• Task statement: Without the pictures, repeat the listing character for character.

==== Supplied material ====

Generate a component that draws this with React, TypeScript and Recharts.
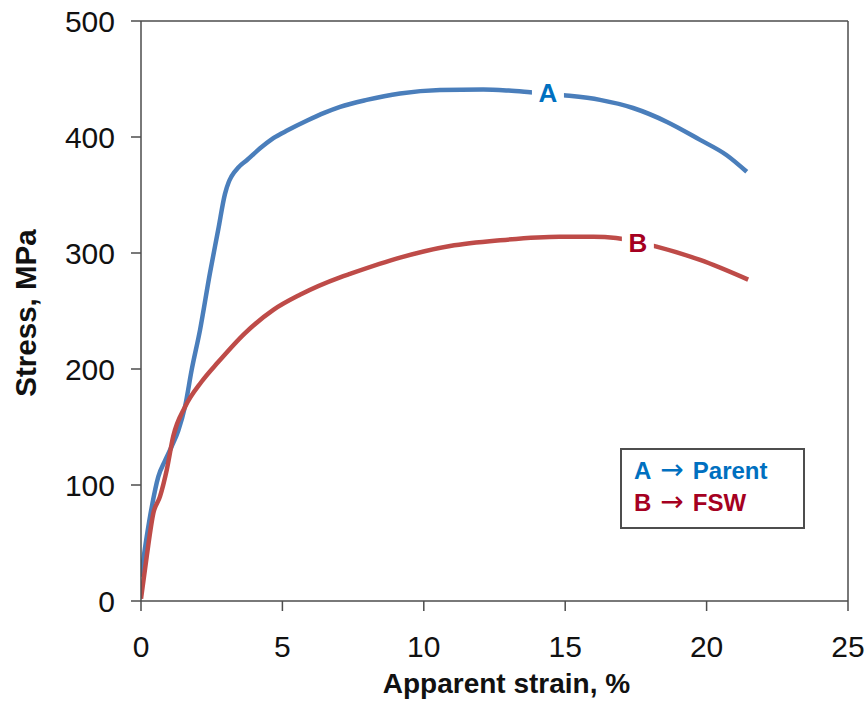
import React from 'react';
import { LineChart, Line, XAxis, YAxis, ReferenceLine, ReferenceDot, Label } from 'recharts';

const strainA = [0, 0.2, 0.38, 0.61, 0.85, 1.08, 1.32, 1.56, 1.79, 2.09, 2.44, 2.73, 2.97, 3.1, 3.2, 3.45, 3.74, 4.2, 4.68, 5.2, 5.86, 6.5, 7.04, 7.98, 9.16, 10.57, 12.1, 13.0, 13.76, 14.94, 16.23, 17.4, 18.6, 19.77, 20.7, 21.42];
const stressA = [21, 55, 81, 107, 121, 133, 147, 168, 199, 234, 283, 320, 351, 361, 366, 374, 380, 390, 399, 406, 414, 421, 426, 432, 437.5, 440.5, 441, 440, 438.5, 436, 432, 425, 413, 397.5, 384.5, 370];

const strainB = [0, 0.2, 0.44, 0.67, 0.91, 1.14, 1.56, 2.14, 2.73, 3.68, 4.68, 5.62, 7.04, 7.39, 9.16, 10.93, 12.7, 14.8, 16.0, 16.8, 18.23, 19.77, 21.47];
const stressB = [2, 38, 76, 90, 113, 142, 167.5, 189, 206, 231, 251, 264, 279, 282, 296, 306, 311, 314, 314, 313, 305.5, 294, 277];

const xTicks = [0, 5, 10, 15, 20, 25];
const yTicks = [0, 100, 200, 300, 400, 500];

const labelA = { x: 14.39, y: 438, text: 'A' };
const labelB = { x: 17.57, y: 308.6, text: 'B' };

const legendItems = [
  { key: 'A', name: 'Parent', color: '#0070C0' },
  { key: 'B', name: 'FSW', color: '#A50021' },
];

const dataA = strainA.map((x, i) => ({ x, y: stressA[i] }));
const dataB = strainB.map((x, i) => ({ x, y: stressB[i] }));

const FONT = '"Liberation Sans", Arial, sans-serif';
const AXIS = '#4d4d4d';

const makeTag = (text: string, color: string) => (props: any) => {
  const { cx, cy } = props;
  return (
    <g>
      <rect x={cx - 16} y={cy - 16} width={32} height={32} fill="#ffffff" />
      <text x={cx} y={cy} textAnchor="middle" dominantBaseline="central" fontFamily={FONT} fontWeight="bold" fontSize={26} fill={color}>
        {text}
      </text>
    </g>
  );
};

const LegendBox = () => (
  <div style={{ position: 'absolute', left: 620, top: 448, boxSizing: 'border-box', width: 185, height: 81, border: `2px solid ${AXIS}`, background: '#fff', padding: '5px 0 0 12px', fontFamily: FONT, fontWeight: 'bold', fontSize: 24, lineHeight: '32px', textAlign: 'left' }}>
    {legendItems.map((it) => (
      <div key={it.key} style={{ color: it.color, whiteSpace: 'nowrap' }}>
        {it.key}
        <span style={{ display: 'inline-block', fontFamily: '"DejaVu Sans", sans-serif', fontWeight: 'normal', fontSize: 28, lineHeight: '28px', margin: '0 9px 0 9px' }}>{'\u2192'}</span>
        {it.name}
      </div>
    ))}
  </div>
);

export default function App() {
  return (
    <div style={{ position: 'absolute', left: 0, top: 0, width: 868, height: 702, background: '#fff' }}>
      <LineChart width={868} height={702} margin={{ top: 21, right: 20, bottom: 0, left: 0 }}>
        <XAxis
          type="number"
          dataKey="x"
          domain={[0, 25]}
          ticks={xTicks}
          height={101}
          stroke={AXIS}
          strokeWidth={1.5}
          tickSize={10}
          tickMargin={25}
          tick={{ fill: '#111', fontSize: 30, fontFamily: FONT }}
          allowDataOverflow
        >
          <Label
            content={({ viewBox }: any) => (
              <text x={viewBox.x + viewBox.width / 2 + 12} y={693} textAnchor="middle" fontFamily={FONT} fontWeight="bold" fontSize={28} fill="#111">
                Apparent strain, %
              </text>
            )}
          />
        </XAxis>
        <YAxis
          type="number"
          domain={[0, 500]}
          ticks={yTicks}
          width={141}
          stroke={AXIS}
          strokeWidth={1.5}
          tickSize={10}
          tickMargin={16}
          tick={{ fill: '#111', fontSize: 30, fontFamily: FONT }}
          allowDataOverflow
        >
          <Label
            content={({ viewBox }: any) => {
              const cy = viewBox.y + viewBox.height / 2 + 2;
              return (
                <text x={25} y={cy} transform={`rotate(-90 25 ${cy})`} textAnchor="middle" dominantBaseline="central" fontFamily={FONT} fontWeight="bold" fontSize={29.5} fill="#111">
                  Stress, MPa
                </text>
              );
            }}
          />
        </YAxis>
        <ReferenceLine y={500} stroke={AXIS} strokeWidth={1.5} />
        <ReferenceLine x={25} stroke={AXIS} strokeWidth={1.5} />
        <Line data={dataA} dataKey="y" type="monotone" stroke="#4A7EBB" strokeWidth={4.5} dot={false} isAnimationActive={false} legendType="none" />
        <Line data={dataB} dataKey="y" type="monotone" stroke="#BE4B48" strokeWidth={4.5} dot={false} isAnimationActive={false} legendType="none" />
        <ReferenceDot x={labelA.x} y={labelA.y} r={0} shape={makeTag(labelA.text, '#0070C0')} />
        <ReferenceDot x={labelB.x} y={labelB.y} r={0} shape={makeTag(labelB.text, '#A50021')} />
      </LineChart>
      <LegendBox />
    </div>
  );
}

====

• Right answer:
Generate a component that draws this with React, TypeScript and Recharts.
import React from 'react';
import { LineChart, Line, XAxis, YAxis, ReferenceLine, ReferenceDot, Label } from 'recharts';

const strainA = [0, 0.2, 0.38, 0.61, 0.85, 1.08, 1.32, 1.56, 1.79, 2.09, 2.44, 2.73, 2.97, 3.1, 3.2, 3.45, 3.74, 4.2, 4.68, 5.2, 5.86, 6.5, 7.04, 7.98, 9.16, 10.57, 12.1, 13.0, 13.76, 14.94, 16.23, 17.4, 18.6, 19.77, 20.7, 21.42];
const stressA = [21, 55, 81, 107, 121, 133, 147, 168, 199, 234, 283, 320, 351, 361, 366, 374, 380, 390, 399, 406, 414, 421, 426, 432, 437.5, 440.5, 441, 440, 438.5, 436, 432, 425, 413, 397.5, 384.5, 370];

const strainB = [0, 0.2, 0.44, 0.67, 0.91, 1.14, 1.56, 2.14, 2.73, 3.68, 4.68, 5.62, 7.04, 7.39, 9.16, 10.93, 12.7, 14.8, 16.0, 16.8, 18.23, 19.77, 21.47];
const stressB = [2, 38, 76, 90, 113, 142, 167.5, 189, 206, 231, 251, 264, 279, 282, 296, 306, 311, 314, 314, 313, 305.5, 294, 277];

const xTicks = [0, 5, 10, 15, 20, 25];
const yTicks = [0, 100, 200, 300, 400, 500];

const labelA = { x: 14.39, y: 438, text: 'A' };
const labelB = { x: 17.57, y: 308.6, text: 'B' };

const legendItems = [
  { key: 'A', name: 'Parent', color: '#0070C0' },
  { key: 'B', name: 'FSW', color: '#A50021' },
];

const dataA = strainA.map((x, i) => ({ x, y: stressA[i] }));
const dataB = strainB.map((x, i) => ({ x, y: stressB[i] }));

const FONT = '"Liberation Sans", Arial, sans-serif';
const AXIS = '#4d4d4d';

const makeTag = (text: string, color: string) => (props: any) => {
  const { cx, cy } = props;
  return (
    <g>
      <rect x={cx - 16} y={cy - 16} width={32} height={32} fill="#ffffff" />
      <text x={cx} y={cy} textAnchor="middle" dominantBaseline="central" fontFamily={FONT} fontWeight="bold" fontSize={26} fill={color}>
        {text}
      </text>
    </g>
  );
};

const LegendBox = () => (
  <div style={{ position: 'absolute', left: 620, top: 448, boxSizing: 'border-box', width: 185, height: 81, border: `2px solid ${AXIS}`, background: '#fff', padding: '5px 0 0 12px', fontFamily: FONT, fontWeight: 'bold', fontSize: 24, lineHeight: '32px', textAlign: 'left' }}>
    {legendItems.map((it) => (
      <div key={it.key} style={{ color: it.color, whiteSpace: 'nowrap' }}>
        {it.key}
        <span style={{ display: 'inline-block', fontFamily: '"DejaVu Sans", sans-serif', fontWeight: 'normal', fontSize: 28, lineHeight: '28px', margin: '0 9px 0 9px' }}>{'\u2192'}</span>
        {it.name}
      </div>
    ))}
  </div>
);

export default function App() {
  return (
    <div style={{ position: 'absolute', left: 0, top: 0, width: 868, height: 702, background: '#fff' }}>
      <LineChart width={868} height={702} margin={{ top: 21, right: 20, bottom: 0, left: 0 }}>
        <XAxis
          type="number"
          dataKey="x"
          domain={[0, 25]}
          ticks={xTicks}
          height={101}
          stroke={AXIS}
          strokeWidth={1.5}
          tickSize={10}
          tickMargin={25}
          tick={{ fill: '#111', fontSize: 30, fontFamily: FONT }}
          allowDataOverflow
        >
          <Label
            content={({ viewBox }: any) => (
              <text x={viewBox.x + viewBox.width / 2 + 12} y={693} textAnchor="middle" fontFamily={FONT} fontWeight="bold" fontSize={28} fill="#111">
                Apparent strain, %
              </text>
            )}
          />
        </XAxis>
        <YAxis
          type="number"
          domain={[0, 500]}
          ticks={yTicks}
          width={141}
          stroke={AXIS}
          strokeWidth={1.5}
          tickSize={10}
          tickMargin={16}
          tick={{ fill: '#111', fontSize: 30, fontFamily: FONT }}
          allowDataOverflow
        >
          <Label
            content={({ viewBox }: any) => {
              const cy = viewBox.y + viewBox.height / 2 + 2;
              return (
                <text x={25} y={cy} transform={`rotate(-90 25 ${cy})`} textAnchor="middle" dominantBaseline="central" fontFamily={FONT} fontWeight="bold" fontSize={29.5} fill="#111">
                  Stress, MPa
                </text>
              );
            }}
          />
        </YAxis>
        <ReferenceLine y={500} stroke={AXIS} strokeWidth={1.5} />
        <ReferenceLine x={25} stroke={AXIS} strokeWidth={1.5} />
        <Line data={dataA} dataKey="y" type="monotone" stroke="#4A7EBB" strokeWidth={4.5} dot={false} isAnimationActive={false} legendType="none" />
        <Line data={dataB} dataKey="y" type="monotone" stroke="#BE4B48" strokeWidth={4.5} dot={false} isAnimationActive={false} legendType="none" />
        <ReferenceDot x={labelA.x} y={labelA.y} r={0} shape={makeTag(labelA.text, '#0070C0')} />
        <ReferenceDot x={labelB.x} y={labelB.y} r={0} shape={makeTag(labelB.text, '#A50021')} />
      </LineChart>
      <LegendBox />
    </div>
  );
}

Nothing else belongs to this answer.